The flames had licked dry timber with lusty, combustive lips before erupting into a burgeoning conflagration that gave Clinton no chance of escape. As the tendrils of the fire wrapped themselves around the buildings, the void within Mable swallowed the heat like a black hole consuming a galaxy.

Decades later, Jed’s conscience was still being scalded by the fire’s white embers. By Avery’s standards, he had been, if not a good man, at least one who intuited regret for his more monstrous actions. Mable had no such qualms. She knew better than to rake those embers, preferring the gelid detachment of pragmatism over the heat of guilt.

When Jed had let a few loose words find the ears of Clarke, Mable had encouraged Jed to be careful. Pouring the boiling kettle over his legs as he slept that night had been her way of reminding him not to play with fire. The idea had crawled into her mind from within the fetid cave of her malevolent soul. She did not question it. She did not understand its siren-like call, or want to see the creatures who sang to her. Best not to look into that abyss, there might be things down there even she would fear.

Jed’s accident had cauterised Clarke’s curiosity, for with no facts to go on the fire of his suspicions, he’d let that hearth go cold. Mable kept a poker close by, but never used it, so she and Jed were in the clear. Burying Jed three summers ago had saddened Mable. She did not miss the man, she missed sharing her secrets.

Three years later, Mable had sold her rights to the bar business and bought a shack in which to die. She haunted the dwelling as though a timber mausoleum, knowing what she was…a living corpse. As she rocked herself to sleep, the warm desert air deprived of the furnace heating it, became as cold as the icy fingers of death. Mable had known herself alright, and she’d always feared what she did not know …the true depths of her sinning soul. That fear had forbidden introspection.

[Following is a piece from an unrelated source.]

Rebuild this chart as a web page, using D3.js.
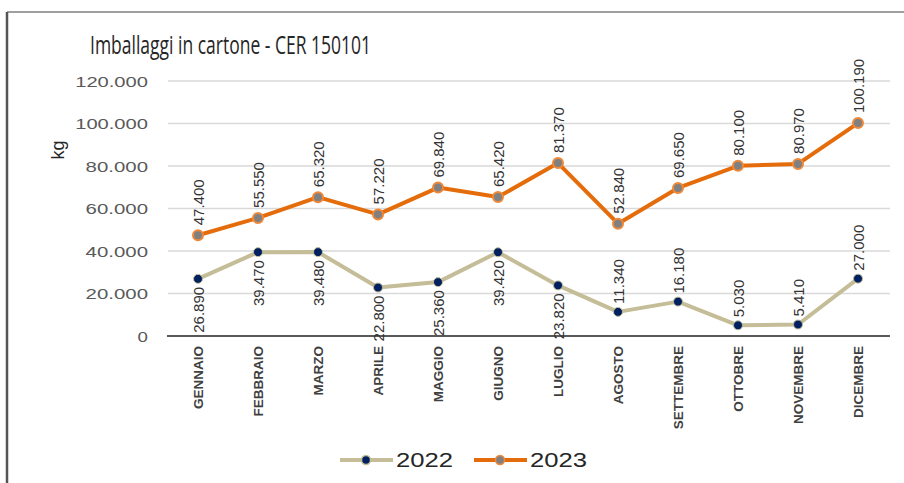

She too would deliquesce in Avery’s sordid soil, replenishing it with knowing ignorance. In Avery, it’s never wise to look into the abyss…that was a mirror no more useful than a good conscience, or guilt-saturated regret. Lovecraft might have liked Mable, perhaps even smiled at the Latin joke her name played. As for Aristotle, he’d have shunned her iniquitous virtues like Diogenes avoiding an unwanted shadow. As for the sun, well it never got personal and would never care.